Hadoop-da-Loop

  • Posted on: 6 November 2013
  • By: Jay Oyster

Big DataWhile searching for a comparitive analysis between the features of the various versions of the desktop database application Microsoft Access, I was presented with an odd 13 minute long ad from Cisco on their new product supporting Big Data. Now, while I don't really understand what the product they were pitching actually WAS, I did key on one word in the presentation that I've heard more and more recently . . . 'Hadoop'. 

What the heck is hadoop, you might ask? I know that I certainly was asking that question. After doing some research, I found out that it's related to the concepts of big data, the habits of very large organizations to aggregate really BIG sets of data into really BIG databases. Back in the early 2000s, Google was dealing with the problem of trying to be able to mine the data they were getting from repeatedly indexing the entire Internet. 

Each time they had to ask a  question, it took a team of PhDs to come up with not only the answers, but the tools to simply ask the questions. So they invented technology to standardize the asking of questions on databases that are so large that they may be spread out over thousands of servers around the world.

Yahoo, on the other hand, didn't have the investment to invent that technology, so they hired a guy (Doug Cutting) who sort of reverse engineered the technology and started releasing it as an open source software project. (Yeah, I know, the history is more complicated than that, but I think I got the gist of it.) Since Yahoo hired him, it has kept the software open-source, so naturally, it's taking over the world of Big Data. The logical conclusion is that the tools invented in Google will eventually be replaced by the open source version of the very same tools, as their feature sets get usurped by the crowd-sourced versio of the same technology.

 

But you know what my favorite aspect of this whole story is? The name.  HADOOP. Where the heck did that come from?  For people in this particular part of the IT industry, I'm sure this is way old news. But for most of us in the population, it's just another little piece of esoteric IT jargon. What the heck is a Hadoop!?

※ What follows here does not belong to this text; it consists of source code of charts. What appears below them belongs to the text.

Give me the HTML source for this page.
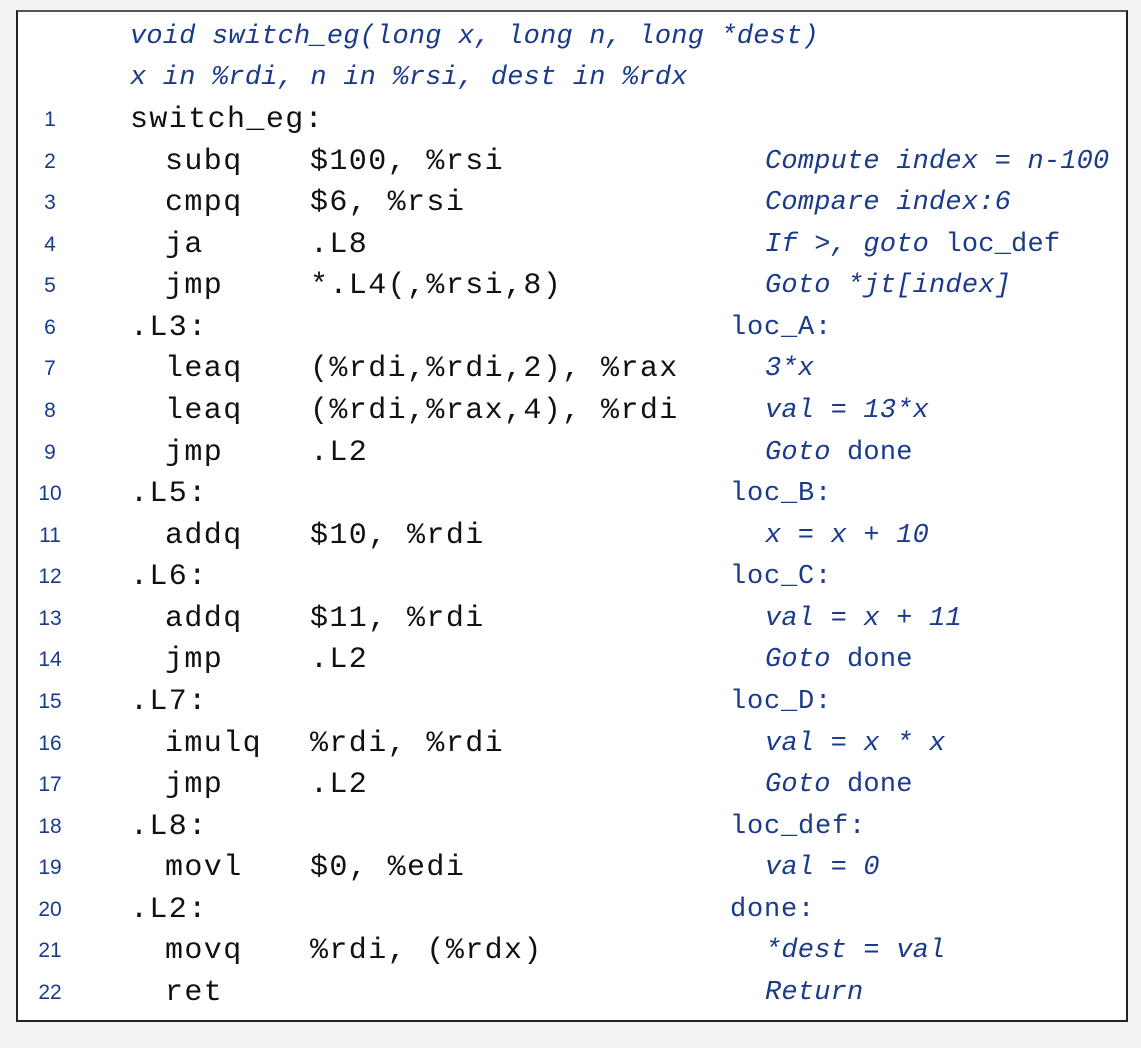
<!DOCTYPE html>
<html><head><meta charset="utf-8"><style>
body{margin:0;width:1141px;height:1048px;background:#f2f3f5;position:relative;overflow:hidden}
.box{position:absolute;left:16px;top:10px;width:1108px;height:1008px;background:#fff;border:2px solid #222;border-top-color:#555}
.t{position:absolute;height:40px;line-height:40px;white-space:pre;font-family:"Liberation Mono",monospace}
.n{font-family:"Liberation Sans",sans-serif;font-size:21px;color:#1a3a8a;width:40px;text-align:center;left:30px}
.c{font-size:30px;color:#111;letter-spacing:1.4px}
.i{font-size:27px;color:#1a3a8a;font-style:italic;letter-spacing:0.2px}
.b{font-size:27px;color:#1a3a8a;letter-spacing:0.8px}
</style></head><body>
<div class="box"></div>
<div class="t i" style="left:130px;top:17px">void switch_eg(long x, long n, long *dest)</div>
<div class="t i" style="left:130px;top:58px">x in %rdi, n in %rsi, dest in %rdx</div>
<div id="rows"></div>
<script>
var R=[
["switch_eg:","","","",""],
["  subq","$100, %rsi","","Compute index = n-100",1],
["  cmpq","$6, %rsi","","Compare index:6",1],
["  ja",".L8","","If >, goto loc_def",2],
["  jmp","*.L4(,%rsi,8)","","Goto *jt[index]",1],
[".L3:","","loc_A:","",0],
["  leaq","(%rdi,%rdi,2), %rax","","3*x",1],
["  leaq","(%rdi,%rax,4), %rdi","","val = 13*x",1],
["  jmp",".L2","","Goto done",3],
[".L5:","","loc_B:","",0],
["  addq","$10, %rdi","","x = x + 10",1],
[".L6:","","loc_C:","",0],
["  addq","$11, %rdi","","val = x + 11",1],
["  jmp",".L2","","Goto done",3],
[".L7:","","loc_D:","",0],
["  imulq","%rdi, %rdi","","val = x * x",1],
["  jmp",".L2","","Goto done",3],
[".L8:","","loc_def:","",0],
["  movl","$0, %edi","","val = 0",1],
[".L2:","","done:","",0],
["  movq","%rdi, (%rdx)","","*dest = val",1],
["  ret","","","Return",1]];
var h="";
R.forEach(function(r,k){
 var top=Math.round(120+k*41.57-20);
 h+='<div class="t n" style="top:'+top+'px">'+(k+1)+'</div>';
 var ins=r[0];
 if(ins.indexOf("  ")==0){h+='<div class="t c" style="left:165px;top:'+top+'px">'+ins.trim()+'</div>';}
 else h+='<div class="t c" style="left:130px;top:'+top+'px">'+ins+'</div>';
 if(r[1])h+='<div class="t c" style="left:310px;top:'+top+'px">'+r[1]+'</div>';
 if(r[2])h+='<div class="t b" style="left:730px;top:'+top+'px">'+r[2]+'</div>';
 if(r[3]){
  var s=r[3];
  if(r[4]==2)s='If &gt;, goto <span style="font-style:normal">loc_def</span>';
  if(r[4]==3)s='Goto <span style="font-style:normal">done</span>';
  h+='<div class="t i" style="left:765px;top:'+top+'px">'+s+'</div>';
 }
});
document.getElementById("rows").innerHTML=h;
</script>
</body></html>
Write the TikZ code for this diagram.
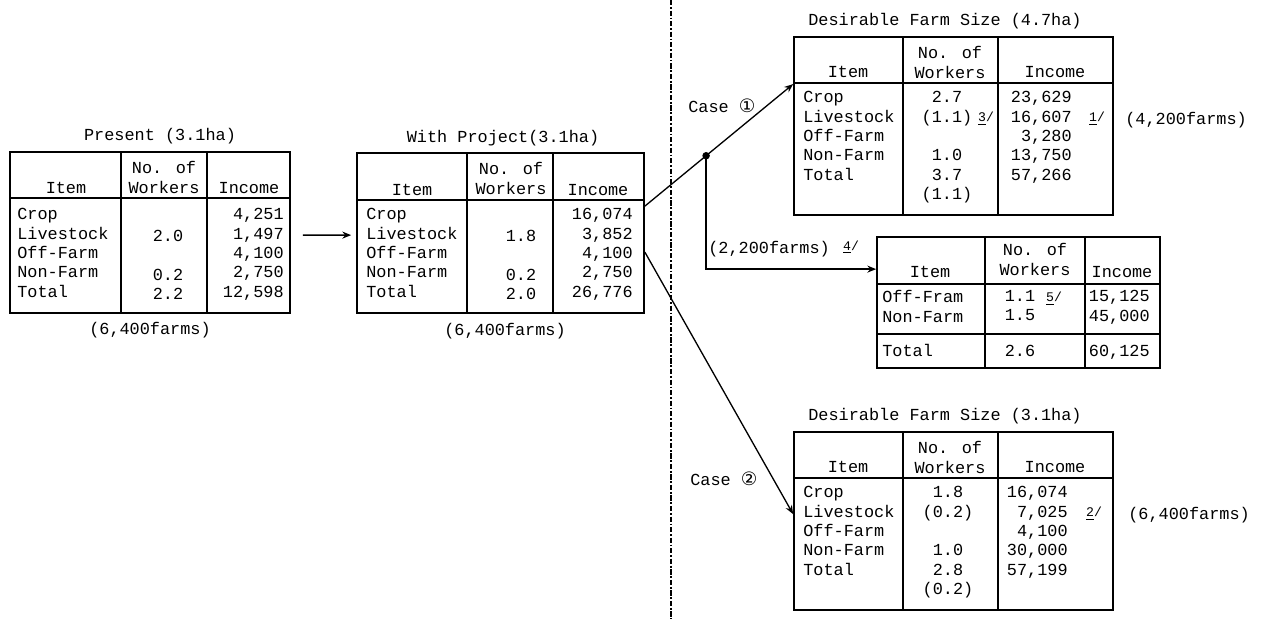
\documentclass[tikz,border=0pt]{standalone}
\usepackage{fontspec}
\setmainfont{Liberation Mono}
\newfontfamily\circfont{DejaVu Sans}
\usepackage{tikz}
\usetikzlibrary{calc,arrows.meta,positioning,fit}

\newcommand{\fnm}[1]{\raisebox{0.3ex}{\fontsize{7.5}{7.5}\selectfont\underline{#1}/}}
\newcommand{\circd}[1]{{\circfont\fontsize{10.5}{11}\selectfont #1}}

\begin{document}
\begin{tikzpicture}[x=0.02cm, y=-0.02cm, every node/.style={font=\fontsize{9.6}{11.06}\selectfont, inner sep=0pt}]
  \tikzset{
    tbl/.style={draw=black, line width=1pt, inner sep=0pt},
    rule/.style={black, line width=0.8pt},
    sep/.style={black, line width=0.8pt, dash pattern=on 3pt off 1pt on 1pt off 1pt},
    itm/.style={align=left, anchor=north west, execute at begin node=\strut},
    wrk/.style={align=center, anchor=north, execute at begin node=\strut},
    inc/.style={align=right, anchor=north east, execute at begin node=\strut},
    cell/.style={anchor=base},
    arr/.style={-{Stealth[length=5pt, width=4pt]}, black, line width=0.75pt},
    dot/.style={circle, fill=black, minimum size=0.15cm}
  }
  \useasboundingbox (0,0) rectangle (1265,619);

  % - Divider ---
  \draw[sep] (671,0) -- (671,619);

  % - Present ---
  \node[cell] (ptitle) at (160,140) {Present (3.1ha)};
  \node[tbl, fit={(10,152) (290,313)}] (pres) {};
  \draw[rule] (121,152) -- (121,313);
  \draw[rule] (207,152) -- (207,313);
  \draw[rule] (10,198) -- (290,198);
  \node[cell] (pitem) at (66,193) {Item};
  \node[wrk] (pwork) at (164,161) {No. of\\Workers};
  \node[cell] (pinc) at (249,193) {Income};
  \node[itm] (prows) at (17,208) {Crop\\Livestock\\Off-Farm\\Non-Farm\\Total};
  \node[wrk] (pwval) at (168,208) {\strut\\2.0\\\strut\\0.2\\2.2};
  \node[inc] (pival) at (284,208) {4,251\\1,497\\4,100\\2,750\\12,598};
  \node[cell] (pfarm) at (150,334) {(6,400farms)};

  % - With Project ---
  \node[cell] (wtitle) at (503,142) {With Project(3.1ha)};
  \node[tbl, fit={(357,153) (644,313)}] (wp) {};
  \draw[rule] (467,153) -- (467,313);
  \draw[rule] (553,153) -- (553,313);
  \draw[rule] (357,200) -- (644,200);
  \node[cell] (witem) at (412,195) {Item};
  \node[wrk] (wwork) at (511,162) {No. of\\Workers};
  \node[cell] (winc) at (598,195) {Income};
  \node[itm] (wrows) at (366,208) {Crop\\Livestock\\Off-Farm\\Non-Farm\\Total};
  \node[wrk] (wwval) at (521,208) {\strut\\1.8\\\strut\\0.2\\2.0};
  \node[inc] (wival) at (633,208) {16,074\\3,852\\4,100\\2,750\\26,776};
  \node[cell] (wfarm) at (505,335) {(6,400farms)};

  % - Desirable Farm Size (4.7ha) ---
  \node[cell] (atitle) at (945,25) {Desirable Farm Size (4.7ha)};
  \node[tbl, fit={(794,37) (1113,215)}] (da) {};
  \draw[rule] (903,37) -- (903,215);
  \draw[rule] (998,37) -- (998,215);
  \draw[rule] (794,83) -- (1113,83);
  \node[cell] (aitem) at (848,77) {Item};
  \node[wrk] (awork) at (950,46) {No. of\\Workers};
  \node[cell] (ainc) at (1055,77) {Income};
  \node[itm] (arows) at (803,91) {Crop\\Livestock\\Off-Farm\\Non-Farm\\Total};
  \node[wrk] (awval) at (947,91) {2.7\\(1.1)\\\strut\\1.0\\3.7\\(1.1)};
  \node[inc] (aival) at (1072,91) {23,629\\16,607\\3,280\\13,750\\57,266};
  \node[cell] (am3) at (986,124.5) {\fnm{3}};
  \node[cell] (am1) at (1097,124.5) {\fnm{1}};
  \node[cell, anchor=base west] (afarm) at (1125,124.5) {(4,200farms)};

  % - Off-farm households ---
  \node[tbl, fit={(877,237) (1160,368)}] (db) {};
  \draw[rule] (985,237) -- (985,368);
  \draw[rule] (1085,237) -- (1085,368);
  \draw[rule] (877,284) -- (1160,284);
  \draw[rule] (877,334) -- (1160,334);
  \node[cell] (bitem) at (930,277) {Item};
  \node[wrk] (bwork) at (1035,243) {No. of\\Workers};
  \node[cell] (binc) at (1122,277) {Income};
  \node[itm] (brows) at (882,290) {Off-Fram\\Non-Farm};
  \node[wrk] (bwval) at (1020,290) {1.1\\1.5};
  \node[inc] (bival) at (1150,290) {15,125\\45,000};
  \node[cell] (bm5) at (1054,304) {\fnm{5}};
  \node[cell, anchor=base west] (btot) at (882,356) {Total};
  \node[cell] (btw) at (1020,356) {2.6};
  \node[cell, anchor=base east] (bti) at (1150,356) {60,125};
  \node[cell, anchor=base west] (bfarm) at (708,253) {(2,200farms)};
  \node[cell] (bm4) at (851,253) {\fnm{4}};

  % - Desirable Farm Size (3.1ha) ---
  \node[cell] (ctitle) at (945,420) {Desirable Farm Size (3.1ha)};
  \node[tbl, fit={(794,432) (1113,610)}] (dc) {};
  \draw[rule] (903,432) -- (903,610);
  \draw[rule] (998,432) -- (998,610);
  \draw[rule] (794,478) -- (1113,478);
  \node[cell] (citem) at (848,472) {Item};
  \node[wrk] (cwork) at (950,441) {No. of\\Workers};
  \node[cell] (cinc) at (1055,472) {Income};
  \node[itm] (crows) at (803,486) {Crop\\Livestock\\Off-Farm\\Non-Farm\\Total};
  \node[wrk] (cwval) at (948,486) {1.8\\(0.2)\\\strut\\1.0\\2.8\\(0.2)};
  \node[inc] (cival) at (1068,486) {16,074\\7,025\\4,100\\30,000\\57,199};
  \node[cell] (cm2) at (1094,519.5) {\fnm{2}};
  \node[cell, anchor=base west] (cfarm) at (1128,519.5) {(6,400farms)};

  % - Cases ---
  \node[cell, anchor=base west] (case1) at (688,112) {Case \circd{①}};
  \node[cell, anchor=base west] (case2) at (690,485) {Case \circd{②}};

  % - Arrows ---
  \draw[arr, shorten <=0.24cm, shorten >=0.1cm] ($(pres.north east)+(0,84)$) -- ($(wp.north west)+(0,83)$);
  \draw[arr] ($(wp.north east)+(0,54)$) -- coordinate[pos=0.413] (jn) ($(da.north west)+(0,48)$);
  \node[dot] (jdot) at (jn) {};
  \draw[arr] (jdot.center) |- ($(db.north west)+(0,33)$);
  \draw[arr] ($(wp.north east)+(0,100)$) -- ($(dc.north west)+(0,83)$);

\end{tikzpicture}
\end{document}
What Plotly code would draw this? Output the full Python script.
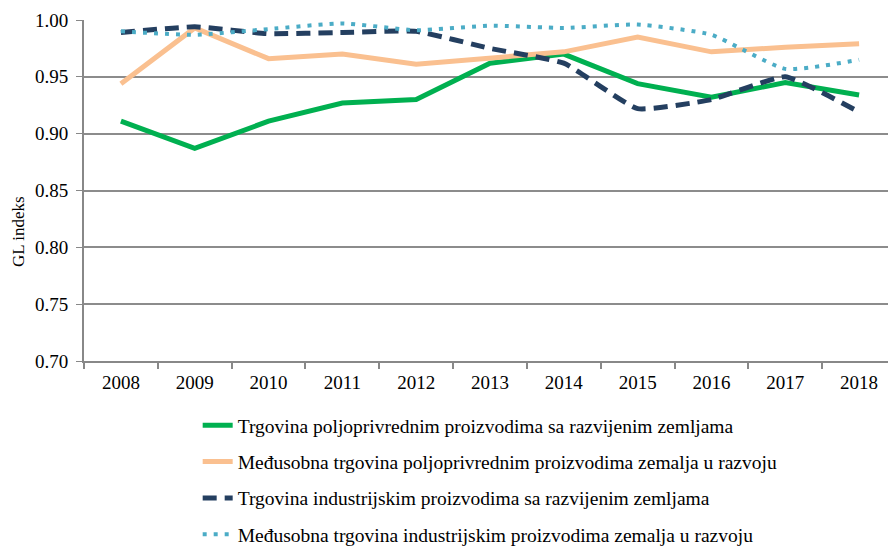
import plotly.graph_objects as go

years = ["2008", "2009", "2010", "2011", "2012", "2013", "2014", "2015", "2016", "2017", "2018"]
agri_developed = [0.911, 0.887, 0.911, 0.927, 0.930, 0.962, 0.970, 0.944, 0.932, 0.945, 0.934]
agri_developing = [0.944, 0.993, 0.966, 0.970, 0.961, 0.967, 0.972, 0.985, 0.972, 0.976, 0.979]
ind_developed = [0.989, 0.994, 0.988, 0.989, 0.990, 0.975, 0.962, 0.922, 0.930, 0.950, 0.919]
ind_developing = [0.990, 0.987, 0.992, 0.997, 0.991, 0.995, 0.993, 0.996, 0.987, 0.957, 0.965]

names = [
    "Trgovina poljoprivrednim proizvodima sa razvijenim zemljama",
    "Međusobna trgovina poljoprivrednim proizvodima zemalja u razvoju",
    "Trgovina industrijskim proizvodima sa razvijenim zemljama",
    "Međusobna trgovina industrijskim proizvodima zemalja u razvoju",
]
yticks = [0.70, 0.75, 0.80, 0.85, 0.90, 0.95, 1.00]
y_title = "GL indeks"

FONT = "Liberation Serif"

fig = go.Figure()
fig.add_trace(go.Scatter(x=years, y=agri_developed, name=names[0], mode="lines",
                         line=dict(color="#00B050", width=5), legendgroup="a"))
fig.add_trace(go.Scatter(x=years, y=agri_developing, name=names[1], mode="lines",
                         line=dict(color="#FAC090", width=5), legendgroup="b"))
fig.add_trace(go.Scatter(x=years, y=ind_developed, name=names[2], mode="lines",
                         line=dict(color="#243F60", width=5, dash="14px,8px", shape="spline", smoothing=0.4),
                         legendgroup="c"))
fig.add_trace(go.Scatter(x=years, y=ind_developing, name=names[3], mode="lines",
                         line=dict(color="#4BACC6", width=4, dash="4px,7px", shape="spline", smoothing=0.5),
                         legendgroup="d"))

fig.update_layout(
    width=888, height=539,
    margin=dict(l=76, r=0, t=12, b=186, autoexpand=False),
    paper_bgcolor="white", plot_bgcolor="white",
    font=dict(family=FONT, size=19, color="black"),
    showlegend=True,
    legend=dict(orientation="v", x=0.14, xanchor="left", y=-0.132, yanchor="top",
                font=dict(family=FONT, size=19.5), tracegroupgap=8, traceorder="grouped",
                bgcolor="rgba(0,0,0,0)"),
    xaxis=dict(type="category", showgrid=False, showline=True, linecolor="#888888", linewidth=2,
               ticks="outside", tickson="boundaries", ticklen=6, tickcolor="#888888", tickwidth=1.5,
               tickfont=dict(family=FONT, size=19), range=[-0.5, 10.5], automargin=False,
               ticklabelstandoff=3),
    yaxis=dict(range=[0.70, 1.00], tickvals=yticks, ticktext=[f"{v:.2f}" for v in yticks],
               showgrid=True, gridcolor="#8c8c8c", gridwidth=1.5, zeroline=False,
               showline=True, linecolor="#888888", linewidth=2,
               ticks="outside", ticklen=6, tickcolor="#888888",
               tickfont=dict(family=FONT, size=19), automargin=False, ticklabelstandoff=4),
    annotations=[dict(text=y_title, textangle=-90, xref="paper", yref="paper",
                      x=-0.0813, y=0.381, xanchor="center", yanchor="middle", showarrow=False,
                      font=dict(family=FONT, size=17, color="black"))],
)

fig.write_html("out.html")
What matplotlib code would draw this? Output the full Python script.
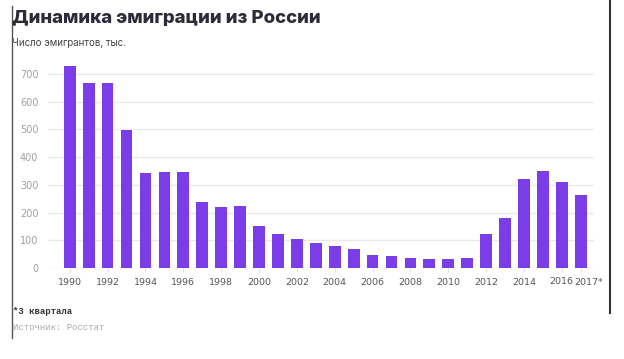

The initial ad for the Cisco product featured a pair of Indian engineers talking about the product, so I thought, "Maybe it's a word in Hindi, or some other Indian language . . . "

Hadoop logoNope. It turns out "Hadoop" was the name of Doug Cutting's daughter's stuffed toy elephant

All of the cool words of the digital age are coming out of the mouths of babes. "Googel" was invented by the son of a mathematician to describe the number 1 followed by a hundred zeros. And now, the way you ask big questions of big sets of data is the name of a toy elephant.

I abso-fricken-lutely LOVE this.